◆ **CHALLENGE**:
Starting at the first line of the entries, extract each line up to and including the one that contains "import plotly.graph_objects as go", but leave out the pictures.

Data entries:
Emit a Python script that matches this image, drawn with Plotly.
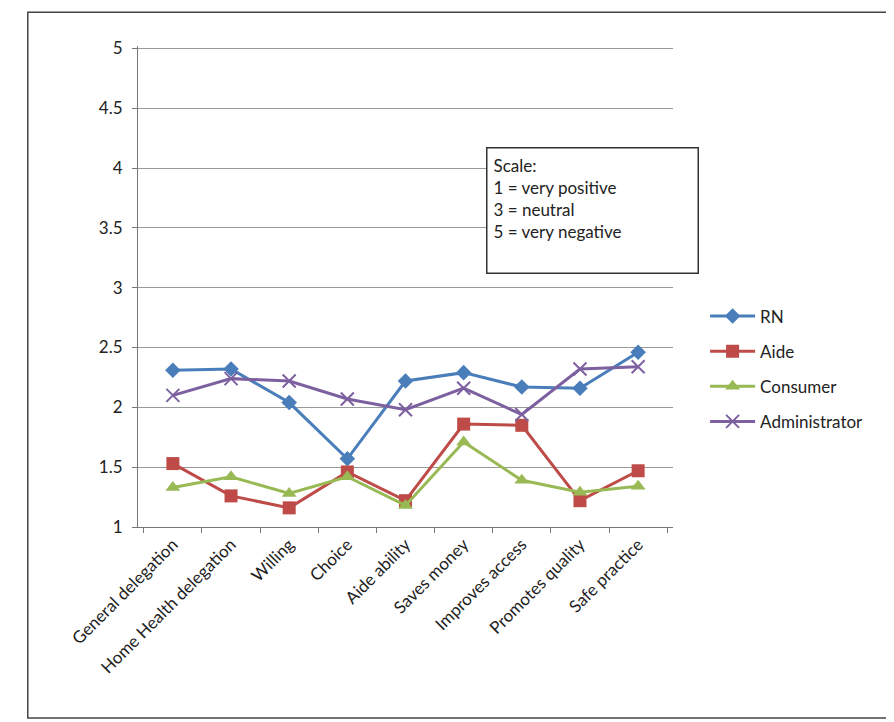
import plotly.graph_objects as go

categories = ["General delegation", "Home Health delegation", "Willing", "Choice",
              "Aide ability", "Saves money", "Improves access", "Promotes quality",
              "Safe practice"]
rn = [2.31, 2.32, 2.04, 1.57, 2.22, 2.29, 2.17, 2.16, 2.46]
aide = [1.53, 1.26, 1.16, 1.46, 1.22, 1.86, 1.85, 1.22, 1.47]
consumer = [1.33, 1.42, 1.28, 1.42, 1.18, 1.71, 1.39, 1.29, 1.34]
administrator = [2.10, 2.24, 2.22, 2.07, 1.98, 2.16, 1.94, 2.32, 2.34]
y_ticks = [1, 1.5, 2, 2.5, 3, 3.5, 4, 4.5, 5]
y_tick_labels = ["1", "1.5", "2", "2.5", "3", "3.5", "4", "4.5", "5"]

series = [
    ("RN", rn, "#4A7EBB", dict(symbol="diamond", size=12)),
    ("Aide", aide, "#BE4B48", dict(symbol="square", size=13)),
    ("Consumer", consumer, "#98B954", dict(symbol="triangle-up", size=13)),
    ("Administrator", administrator, "#7D60A0",
     dict(symbol="x-thin", size=13, line=dict(width=2, color="#7D60A0"))),
]

fig = go.Figure()
for name, vals, color, mk in series:
    mk = dict(mk)
    mk["color"] = color
    fig.add_trace(go.Scatter(
        x=categories, y=vals, name=name, mode="lines+markers",
        line=dict(color=color, width=3), marker=mk, legendgroup=name,
    ))

fig.update_layout(
    width=894, height=722,
    margin=dict(l=130, r=229, t=38, b=203),
    paper_bgcolor="white", plot_bgcolor="white",
    font=dict(family="Lato, Open Sans, sans-serif", size=17, color="#222"),
    showlegend=True,
    legend=dict(x=1.06, y=0.475, xanchor="left", yanchor="top",
                font=dict(size=17, color="#222"), tracegroupgap=10,
                itemwidth=45, bgcolor="rgba(0,0,0,0)"),
    xaxis=dict(type="category", tickson="boundaries", ticks="outside",
               ticklen=5, tickcolor="#777", showline=True, linecolor="#777",
               linewidth=1, tickangle=-45, showgrid=False,
               tickfont=dict(size=17, color="#222")),
    yaxis=dict(range=[1, 5.02], tickvals=y_ticks, ticktext=y_tick_labels,
               ticks="outside", ticklen=5, tickcolor="#777",
               showline=True, linecolor="#777", linewidth=1,
               showgrid=True, gridcolor="#999", gridwidth=1,
               ticklabelstandoff=6,
               zeroline=False, tickfont=dict(size=17, color="#222")),
    annotations=[dict(
        x=0.65, y=0.79, xref="paper", yref="paper", xanchor="left", yanchor="top",
        text="Scale:<br>1 = very positive<br>3 = neutral<br>5 = very negative",
        showarrow=False, align="left", valign="top", width=198, height=112,
        bordercolor="#333", borderwidth=1.5, borderpad=6, bgcolor="white",
        font=dict(size=17, color="#222"),
    )],
    shapes=[dict(type="rect", xref="paper", yref="paper",
                 x0=-0.206, x1=1.42, y0=-0.397, y1=1.07,
                 line=dict(color="#444", width=1.5))],
)

fig.write_html("out.html")
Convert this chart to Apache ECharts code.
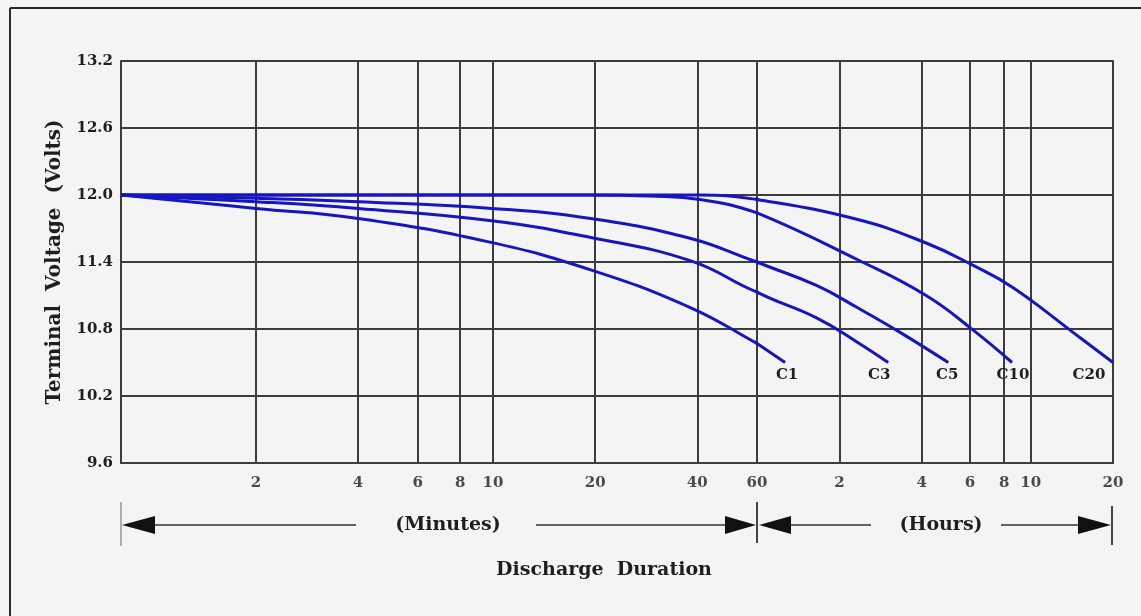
<!DOCTYPE html>
<html>
<head>
<meta charset="utf-8">
<script src="https://cdn.jsdelivr.net/npm/echarts@6/dist/echarts.min.js"></script>
<style>
html,body{margin:0;padding:0;background:#f4f4f4;}
#chart{width:1141px;height:616px;}
</style>
</head>
<body>
<div id="chart"></div>
<script>
// ---- data ----
// x values in minutes (discharge duration), y values in volts
const minuteTicks = [2, 4, 6, 8, 10, 20, 40, 60];
const hourTicks = [2, 4, 6, 8, 10, 20];
const curveNames = ['C1', 'C3', 'C5', 'C10', 'C20'];
const c1 = [[0.8,12.0],[2,11.88],[4,11.79],[9.7,11.58],[19.4,11.33],[38.3,10.99],[60,10.67],[76,10.5]];
const c3 = [[0.8,12.0],[2,11.94],[4,11.88],[9.9,11.77],[19.4,11.62],[38.3,11.41],[60,11.13],[99,10.90],[140,10.68],[181,10.5]];
const c5 = [[0.8,12.0],[2,11.97],[4,11.94],[9.9,11.88],[19.4,11.79],[38.3,11.61],[60,11.40],[99,11.19],[140,10.99],[200,10.77],[300,10.5]];
const c10 = [[0.8,12.0],[19.4,12.0],[29,11.99],[40.7,11.96],[60,11.84],[140,11.42],[249,11.10],[370,10.79],[513,10.5]];
const c20 = [[0.8,12.0],[20,12.0],[40.7,12.0],[60,11.96],[140,11.78],[249,11.57],[370,11.37],[518,11.17],[857,10.77],[1200,10.5]];
const curves = [c1, c3, c5, c10, c20];

// ---- styles ----
const FONT = '"DejaVu Serif", "Liberation Serif", serif';
const TXT = '#1e1e1e';
const GRID = '#3c3c3c';
const BLUE = '#1616c0';
const labelOffsets = {C1: [2, 0], C3: [-9, 0], C5: [-1, 0], C10: [1, 0], C20: [-24, 0]};

const chart = echarts.init(document.getElementById('chart'), null, {renderer: 'canvas'});

const series = [];
// vertical grid lines
series.push({
  type: 'line', xAxisIndex: 0, yAxisIndex: 0, data: [[1, 9.6]], showSymbol: false,
  lineStyle: {width: 0, opacity: 0}, silent: true, z: 1,
  markLine: {silent: true, symbol: ['none', 'none'], label: {show: false}, animation: false,
    lineStyle: {color: GRID, width: 2, type: 'solid'},
    data: minuteTicks.map(v => ({xAxis: v}))}
});
series.push({
  type: 'line', xAxisIndex: 1, yAxisIndex: 1, data: [[1, 9.6]], showSymbol: false,
  lineStyle: {width: 0, opacity: 0}, silent: true, z: 1,
  markLine: {silent: true, symbol: ['none', 'none'], label: {show: false}, animation: false,
    lineStyle: {color: GRID, width: 2, type: 'solid'},
    data: hourTicks.map(v => ({xAxis: v}))}
});
// tick labels
const tickLabel = {show: true, position: 'bottom', distance: 12, color: TXT,
  fontFamily: FONT, fontWeight: 'bold', fontSize: 15, formatter: p => String(p.value[0])};
series.push({type: 'scatter', xAxisIndex: 0, yAxisIndex: 0, symbolSize: 1, clip: false, silent: true,
  itemStyle: {color: 'rgba(0,0,0,0)'}, label: tickLabel, data: minuteTicks.map(v => [v, 9.6])});
series.push({type: 'scatter', xAxisIndex: 1, yAxisIndex: 1, symbolSize: 1, clip: false, silent: true,
  itemStyle: {color: 'rgba(0,0,0,0)'}, label: tickLabel, data: hourTicks.map(v => [v, 9.6])});

curves.forEach((d, i) => {
  const name = curveNames[i];
  // minutes panel: points up to 60 min plus the next one (clipped) for a continuous tangent
  const iAfter = d.findIndex(p => p[0] > 60);
  const mins = d.slice(0, iAfter >= 0 ? iAfter + 1 : d.length);
  // hours panel: points from 60 min on, plus the one before (clipped)
  const iAt = d.findIndex(p => p[0] >= 60);
  const hrs = d.slice(Math.max(0, iAt - 1)).map(p => [p[0] / 60, p[1]]);
  const common = {type: 'line', name: name, smooth: 0.45, showSymbol: false,
    symbol: 'none', lineStyle: {color: BLUE, width: 3}, z: 5, silent: true, clip: true};
  series.push(Object.assign({}, common, {xAxisIndex: 0, yAxisIndex: 0, data: mins}));
  const hdata = hrs.map((p, j) => j === hrs.length - 1 ? {
    value: p, symbol: 'circle', symbolSize: 1, itemStyle: {color: 'rgba(0,0,0,0)'},
    label: {show: true, formatter: name, position: 'bottom', distance: 5, offset: labelOffsets[name],
      color: TXT, fontFamily: FONT, fontWeight: 'bold', fontSize: 15}
  } : p);
  series.push(Object.assign({}, common, {xAxisIndex: 1, yAxisIndex: 1, data: hdata, showSymbol: true}));
});

const axisLine = {show: true, lineStyle: {color: GRID, width: 2}};
const titleFont = 'bold 19px ' + FONT;

const option = {
  backgroundColor: '#f4f4f4',
  animation: false,
  grid: [
    {left: 121, top: 61, width: 636, height: 402},
    {left: 757, top: 61, width: 356, height: 402}
  ],
  xAxis: [
    {gridIndex: 0, type: 'log', logBase: 10, min: 0.8, max: 60, axisLine: axisLine,
      axisTick: {show: false}, axisLabel: {show: false}, splitLine: {show: false}, minorSplitLine: {show: false}},
    {gridIndex: 1, type: 'log', logBase: 10, min: 1, max: 20, axisLine: axisLine,
      axisTick: {show: false}, axisLabel: {show: false}, splitLine: {show: false}, minorSplitLine: {show: false}}
  ],
  yAxis: [
    {gridIndex: 0, type: 'value', min: 9.6, max: 13.2, interval: 0.6, axisLine: axisLine,
      axisTick: {show: false},
      axisLabel: {margin: 8, color: TXT, fontFamily: FONT, fontWeight: 'bold', fontSize: 15,
        formatter: v => v.toFixed(1)},
      splitLine: {show: true, lineStyle: {color: GRID, width: 2}},
      name: 'Terminal  Voltage  (Volts)', nameLocation: 'middle', nameGap: 56, nameRotate: 90,
      nameTextStyle: {color: TXT, fontFamily: FONT, fontWeight: 'bold', fontSize: 20}},
    {gridIndex: 1, type: 'value', min: 9.6, max: 13.2, interval: 0.6, position: 'right',
      axisLine: axisLine, axisTick: {show: false}, axisLabel: {show: false},
      splitLine: {show: true, lineStyle: {color: GRID, width: 2}}}
  ],
  series: series,
  graphic: [
    {type: 'line', shape: {x1: 10, y1: 8, x2: 1141, y2: 8}, style: {stroke: '#2a2a2a', lineWidth: 2}},
    {type: 'line', shape: {x1: 10, y1: 8, x2: 10, y2: 616}, style: {stroke: '#2a2a2a', lineWidth: 2}},
    {type: 'line', shape: {x1: 121, y1: 502, x2: 121, y2: 546}, style: {stroke: '#9a9a9a', lineWidth: 1.5}},
    {type: 'line', shape: {x1: 757, y1: 502, x2: 757, y2: 543}, style: {stroke: '#444', lineWidth: 2}},
    {type: 'line', shape: {x1: 1112, y1: 506, x2: 1112, y2: 545}, style: {stroke: '#444', lineWidth: 2}},
    {type: 'polygon', shape: {points: [[122, 525], [155, 516], [155, 534]]}, style: {fill: '#111'}},
    {type: 'line', shape: {x1: 155, y1: 525, x2: 356, y2: 525}, style: {stroke: '#333', lineWidth: 1.5}},
    {type: 'line', shape: {x1: 536, y1: 525, x2: 726, y2: 525}, style: {stroke: '#333', lineWidth: 1.5}},
    {type: 'polygon', shape: {points: [[756, 525], [725, 516], [725, 534]]}, style: {fill: '#111'}},
    {type: 'polygon', shape: {points: [[759, 525], [791, 516], [791, 534]]}, style: {fill: '#111'}},
    {type: 'line', shape: {x1: 791, y1: 525, x2: 871, y2: 525}, style: {stroke: '#333', lineWidth: 1.5}},
    {type: 'line', shape: {x1: 1001, y1: 525, x2: 1079, y2: 525}, style: {stroke: '#333', lineWidth: 1.5}},
    {type: 'polygon', shape: {points: [[1111, 525], [1078, 516], [1078, 534]]}, style: {fill: '#111'}},
    {type: 'text', x: 448, y: 525, style: {text: '(Minutes)', font: titleFont, fill: TXT,
      align: 'center', verticalAlign: 'middle', textAlign: 'center', textVerticalAlign: 'middle'}},
    {type: 'text', x: 941, y: 525, style: {text: '(Hours)', font: titleFont, fill: TXT,
      align: 'center', verticalAlign: 'middle', textAlign: 'center', textVerticalAlign: 'middle'}},
    {type: 'text', x: 604, y: 570, style: {text: 'Discharge  Duration', font: titleFont, fill: TXT,
      align: 'center', verticalAlign: 'middle', textAlign: 'center', textVerticalAlign: 'middle'}}
  ]
};
chart.setOption(option);
</script>
</body>
</html>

◆ **SOLUTION TO THIS TASK**:
Emit a Python script that matches this image, drawn with Plotly.
import plotly.graph_objects as go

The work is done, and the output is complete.